GIVEN INSTRUCTION |
Copy every line, leaving nothing out and adding nothing.

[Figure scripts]
········

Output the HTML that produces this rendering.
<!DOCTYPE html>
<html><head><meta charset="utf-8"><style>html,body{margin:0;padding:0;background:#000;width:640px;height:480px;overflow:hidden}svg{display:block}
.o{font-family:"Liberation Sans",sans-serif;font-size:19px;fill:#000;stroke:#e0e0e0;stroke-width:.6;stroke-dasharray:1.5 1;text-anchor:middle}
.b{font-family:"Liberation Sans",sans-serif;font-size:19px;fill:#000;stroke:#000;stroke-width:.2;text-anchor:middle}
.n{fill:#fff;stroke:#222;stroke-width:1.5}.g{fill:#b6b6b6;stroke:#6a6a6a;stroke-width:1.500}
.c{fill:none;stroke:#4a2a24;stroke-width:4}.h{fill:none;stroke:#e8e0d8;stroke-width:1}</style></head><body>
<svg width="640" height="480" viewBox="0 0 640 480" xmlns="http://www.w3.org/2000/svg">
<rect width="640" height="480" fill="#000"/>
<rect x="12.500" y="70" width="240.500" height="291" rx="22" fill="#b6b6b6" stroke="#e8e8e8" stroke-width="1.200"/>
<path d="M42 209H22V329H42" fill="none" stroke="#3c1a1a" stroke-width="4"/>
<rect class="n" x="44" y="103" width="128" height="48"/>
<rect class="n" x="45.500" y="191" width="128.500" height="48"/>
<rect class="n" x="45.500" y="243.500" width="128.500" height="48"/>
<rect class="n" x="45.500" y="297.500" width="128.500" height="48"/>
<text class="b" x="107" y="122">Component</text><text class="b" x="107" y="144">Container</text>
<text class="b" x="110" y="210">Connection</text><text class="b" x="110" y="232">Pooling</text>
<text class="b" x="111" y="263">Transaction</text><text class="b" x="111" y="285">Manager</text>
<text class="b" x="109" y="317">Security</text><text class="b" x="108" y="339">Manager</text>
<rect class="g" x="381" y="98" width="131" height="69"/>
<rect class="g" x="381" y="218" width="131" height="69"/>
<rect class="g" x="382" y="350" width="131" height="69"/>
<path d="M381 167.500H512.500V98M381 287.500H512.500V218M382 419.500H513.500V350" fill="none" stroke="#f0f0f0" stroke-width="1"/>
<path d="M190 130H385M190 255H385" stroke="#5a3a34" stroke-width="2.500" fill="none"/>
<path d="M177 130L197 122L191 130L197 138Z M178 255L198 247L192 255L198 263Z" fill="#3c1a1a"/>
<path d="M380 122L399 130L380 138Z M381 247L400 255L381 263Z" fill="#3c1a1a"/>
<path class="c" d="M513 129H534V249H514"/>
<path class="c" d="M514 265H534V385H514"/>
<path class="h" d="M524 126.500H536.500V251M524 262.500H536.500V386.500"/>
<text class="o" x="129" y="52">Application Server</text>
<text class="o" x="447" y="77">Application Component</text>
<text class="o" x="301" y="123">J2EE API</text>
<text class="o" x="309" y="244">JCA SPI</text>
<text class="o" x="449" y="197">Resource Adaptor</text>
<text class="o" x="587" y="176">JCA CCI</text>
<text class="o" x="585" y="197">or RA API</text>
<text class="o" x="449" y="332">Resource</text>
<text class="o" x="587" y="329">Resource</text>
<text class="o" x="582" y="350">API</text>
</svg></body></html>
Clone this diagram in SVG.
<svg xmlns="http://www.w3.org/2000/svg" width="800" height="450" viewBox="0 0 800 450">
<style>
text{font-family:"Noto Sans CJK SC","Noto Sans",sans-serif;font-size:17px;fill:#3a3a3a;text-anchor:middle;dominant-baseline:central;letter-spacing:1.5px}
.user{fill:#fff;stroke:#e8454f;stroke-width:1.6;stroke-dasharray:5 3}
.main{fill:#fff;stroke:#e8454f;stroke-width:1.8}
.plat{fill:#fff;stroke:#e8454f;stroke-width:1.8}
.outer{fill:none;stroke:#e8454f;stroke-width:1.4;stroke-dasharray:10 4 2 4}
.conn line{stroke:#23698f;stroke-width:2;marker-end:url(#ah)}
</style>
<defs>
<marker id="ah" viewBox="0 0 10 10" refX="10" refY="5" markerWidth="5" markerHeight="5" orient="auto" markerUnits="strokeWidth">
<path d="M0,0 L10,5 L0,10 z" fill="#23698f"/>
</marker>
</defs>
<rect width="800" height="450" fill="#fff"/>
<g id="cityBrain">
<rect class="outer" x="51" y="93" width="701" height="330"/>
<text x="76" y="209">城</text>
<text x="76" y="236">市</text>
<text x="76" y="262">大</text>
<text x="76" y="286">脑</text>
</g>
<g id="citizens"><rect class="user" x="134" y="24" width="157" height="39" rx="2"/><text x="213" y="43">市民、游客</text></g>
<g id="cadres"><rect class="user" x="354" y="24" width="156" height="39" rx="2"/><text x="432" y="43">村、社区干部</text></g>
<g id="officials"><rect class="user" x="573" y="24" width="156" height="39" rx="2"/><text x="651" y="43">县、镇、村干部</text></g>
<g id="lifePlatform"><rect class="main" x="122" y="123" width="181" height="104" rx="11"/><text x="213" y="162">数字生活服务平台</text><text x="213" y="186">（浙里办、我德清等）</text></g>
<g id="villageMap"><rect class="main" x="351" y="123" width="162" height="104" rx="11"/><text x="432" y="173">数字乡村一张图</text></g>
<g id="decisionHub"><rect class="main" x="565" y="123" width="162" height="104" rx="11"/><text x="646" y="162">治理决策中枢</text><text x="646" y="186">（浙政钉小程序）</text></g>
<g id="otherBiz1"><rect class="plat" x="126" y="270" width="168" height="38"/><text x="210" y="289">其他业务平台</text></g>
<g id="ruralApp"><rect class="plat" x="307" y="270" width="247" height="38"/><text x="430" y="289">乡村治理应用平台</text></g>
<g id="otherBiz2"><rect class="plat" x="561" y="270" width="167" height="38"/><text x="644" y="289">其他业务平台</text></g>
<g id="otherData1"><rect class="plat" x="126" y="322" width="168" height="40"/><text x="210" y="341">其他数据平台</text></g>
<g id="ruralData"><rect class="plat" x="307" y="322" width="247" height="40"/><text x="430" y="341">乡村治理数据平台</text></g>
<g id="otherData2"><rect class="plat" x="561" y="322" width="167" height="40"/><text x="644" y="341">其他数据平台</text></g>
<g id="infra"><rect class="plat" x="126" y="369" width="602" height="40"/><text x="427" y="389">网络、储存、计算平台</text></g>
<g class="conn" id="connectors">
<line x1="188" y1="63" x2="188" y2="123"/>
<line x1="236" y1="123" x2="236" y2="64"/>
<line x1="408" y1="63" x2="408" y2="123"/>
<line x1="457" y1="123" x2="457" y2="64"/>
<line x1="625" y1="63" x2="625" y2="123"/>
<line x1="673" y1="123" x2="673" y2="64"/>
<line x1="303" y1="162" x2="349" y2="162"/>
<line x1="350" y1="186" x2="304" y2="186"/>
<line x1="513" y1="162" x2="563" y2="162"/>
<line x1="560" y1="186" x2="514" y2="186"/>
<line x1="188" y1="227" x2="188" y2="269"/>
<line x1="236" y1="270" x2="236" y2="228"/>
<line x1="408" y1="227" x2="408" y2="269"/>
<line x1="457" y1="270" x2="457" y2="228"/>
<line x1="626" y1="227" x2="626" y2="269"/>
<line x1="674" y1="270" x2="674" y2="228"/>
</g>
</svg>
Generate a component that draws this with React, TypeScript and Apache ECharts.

········

CORRECT OUTPUT |
Output the HTML that produces this rendering.
<!DOCTYPE html>
<html><head><meta charset="utf-8"><style>html,body{margin:0;padding:0;background:#000;width:640px;height:480px;overflow:hidden}svg{display:block}
.o{font-family:"Liberation Sans",sans-serif;font-size:19px;fill:#000;stroke:#e0e0e0;stroke-width:.6;stroke-dasharray:1.5 1;text-anchor:middle}
.b{font-family:"Liberation Sans",sans-serif;font-size:19px;fill:#000;stroke:#000;stroke-width:.2;text-anchor:middle}
.n{fill:#fff;stroke:#222;stroke-width:1.5}.g{fill:#b6b6b6;stroke:#6a6a6a;stroke-width:1.500}
.c{fill:none;stroke:#4a2a24;stroke-width:4}.h{fill:none;stroke:#e8e0d8;stroke-width:1}</style></head><body>
<svg width="640" height="480" viewBox="0 0 640 480" xmlns="http://www.w3.org/2000/svg">
<rect width="640" height="480" fill="#000"/>
<rect x="12.500" y="70" width="240.500" height="291" rx="22" fill="#b6b6b6" stroke="#e8e8e8" stroke-width="1.200"/>
<path d="M42 209H22V329H42" fill="none" stroke="#3c1a1a" stroke-width="4"/>
<rect class="n" x="44" y="103" width="128" height="48"/>
<rect class="n" x="45.500" y="191" width="128.500" height="48"/>
<rect class="n" x="45.500" y="243.500" width="128.500" height="48"/>
<rect class="n" x="45.500" y="297.500" width="128.500" height="48"/>
<text class="b" x="107" y="122">Component</text><text class="b" x="107" y="144">Container</text>
<text class="b" x="110" y="210">Connection</text><text class="b" x="110" y="232">Pooling</text>
<text class="b" x="111" y="263">Transaction</text><text class="b" x="111" y="285">Manager</text>
<text class="b" x="109" y="317">Security</text><text class="b" x="108" y="339">Manager</text>
<rect class="g" x="381" y="98" width="131" height="69"/>
<rect class="g" x="381" y="218" width="131" height="69"/>
<rect class="g" x="382" y="350" width="131" height="69"/>
<path d="M381 167.500H512.500V98M381 287.500H512.500V218M382 419.500H513.500V350" fill="none" stroke="#f0f0f0" stroke-width="1"/>
<path d="M190 130H385M190 255H385" stroke="#5a3a34" stroke-width="2.500" fill="none"/>
<path d="M177 130L197 122L191 130L197 138Z M178 255L198 247L192 255L198 263Z" fill="#3c1a1a"/>
<path d="M380 122L399 130L380 138Z M381 247L400 255L381 263Z" fill="#3c1a1a"/>
<path class="c" d="M513 129H534V249H514"/>
<path class="c" d="M514 265H534V385H514"/>
<path class="h" d="M524 126.500H536.500V251M524 262.500H536.500V386.500"/>
<text class="o" x="129" y="52">Application Server</text>
<text class="o" x="447" y="77">Application Component</text>
<text class="o" x="301" y="123">J2EE API</text>
<text class="o" x="309" y="244">JCA SPI</text>
<text class="o" x="449" y="197">Resource Adaptor</text>
<text class="o" x="587" y="176">JCA CCI</text>
<text class="o" x="585" y="197">or RA API</text>
<text class="o" x="449" y="332">Resource</text>
<text class="o" x="587" y="329">Resource</text>
<text class="o" x="582" y="350">API</text>
</svg></body></html>
Clone this diagram in SVG.
<svg xmlns="http://www.w3.org/2000/svg" width="800" height="450" viewBox="0 0 800 450">
<style>
text{font-family:"Noto Sans CJK SC","Noto Sans",sans-serif;font-size:17px;fill:#3a3a3a;text-anchor:middle;dominant-baseline:central;letter-spacing:1.5px}
.user{fill:#fff;stroke:#e8454f;stroke-width:1.6;stroke-dasharray:5 3}
.main{fill:#fff;stroke:#e8454f;stroke-width:1.8}
.plat{fill:#fff;stroke:#e8454f;stroke-width:1.8}
.outer{fill:none;stroke:#e8454f;stroke-width:1.4;stroke-dasharray:10 4 2 4}
.conn line{stroke:#23698f;stroke-width:2;marker-end:url(#ah)}
</style>
<defs>
<marker id="ah" viewBox="0 0 10 10" refX="10" refY="5" markerWidth="5" markerHeight="5" orient="auto" markerUnits="strokeWidth">
<path d="M0,0 L10,5 L0,10 z" fill="#23698f"/>
</marker>
</defs>
<rect width="800" height="450" fill="#fff"/>
<g id="cityBrain">
<rect class="outer" x="51" y="93" width="701" height="330"/>
<text x="76" y="209">城</text>
<text x="76" y="236">市</text>
<text x="76" y="262">大</text>
<text x="76" y="286">脑</text>
</g>
<g id="citizens"><rect class="user" x="134" y="24" width="157" height="39" rx="2"/><text x="213" y="43">市民、游客</text></g>
<g id="cadres"><rect class="user" x="354" y="24" width="156" height="39" rx="2"/><text x="432" y="43">村、社区干部</text></g>
<g id="officials"><rect class="user" x="573" y="24" width="156" height="39" rx="2"/><text x="651" y="43">县、镇、村干部</text></g>
<g id="lifePlatform"><rect class="main" x="122" y="123" width="181" height="104" rx="11"/><text x="213" y="162">数字生活服务平台</text><text x="213" y="186">（浙里办、我德清等）</text></g>
<g id="villageMap"><rect class="main" x="351" y="123" width="162" height="104" rx="11"/><text x="432" y="173">数字乡村一张图</text></g>
<g id="decisionHub"><rect class="main" x="565" y="123" width="162" height="104" rx="11"/><text x="646" y="162">治理决策中枢</text><text x="646" y="186">（浙政钉小程序）</text></g>
<g id="otherBiz1"><rect class="plat" x="126" y="270" width="168" height="38"/><text x="210" y="289">其他业务平台</text></g>
<g id="ruralApp"><rect class="plat" x="307" y="270" width="247" height="38"/><text x="430" y="289">乡村治理应用平台</text></g>
<g id="otherBiz2"><rect class="plat" x="561" y="270" width="167" height="38"/><text x="644" y="289">其他业务平台</text></g>
<g id="otherData1"><rect class="plat" x="126" y="322" width="168" height="40"/><text x="210" y="341">其他数据平台</text></g>
<g id="ruralData"><rect class="plat" x="307" y="322" width="247" height="40"/><text x="430" y="341">乡村治理数据平台</text></g>
<g id="otherData2"><rect class="plat" x="561" y="322" width="167" height="40"/><text x="644" y="341">其他数据平台</text></g>
<g id="infra"><rect class="plat" x="126" y="369" width="602" height="40"/><text x="427" y="389">网络、储存、计算平台</text></g>
<g class="conn" id="connectors">
<line x1="188" y1="63" x2="188" y2="123"/>
<line x1="236" y1="123" x2="236" y2="64"/>
<line x1="408" y1="63" x2="408" y2="123"/>
<line x1="457" y1="123" x2="457" y2="64"/>
<line x1="625" y1="63" x2="625" y2="123"/>
<line x1="673" y1="123" x2="673" y2="64"/>
<line x1="303" y1="162" x2="349" y2="162"/>
<line x1="350" y1="186" x2="304" y2="186"/>
<line x1="513" y1="162" x2="563" y2="162"/>
<line x1="560" y1="186" x2="514" y2="186"/>
<line x1="188" y1="227" x2="188" y2="269"/>
<line x1="236" y1="270" x2="236" y2="228"/>
<line x1="408" y1="227" x2="408" y2="269"/>
<line x1="457" y1="270" x2="457" y2="228"/>
<line x1="626" y1="227" x2="626" y2="269"/>
<line x1="674" y1="270" x2="674" y2="228"/>
</g>
</svg>
Generate a component that draws this with React, TypeScript and Apache ECharts.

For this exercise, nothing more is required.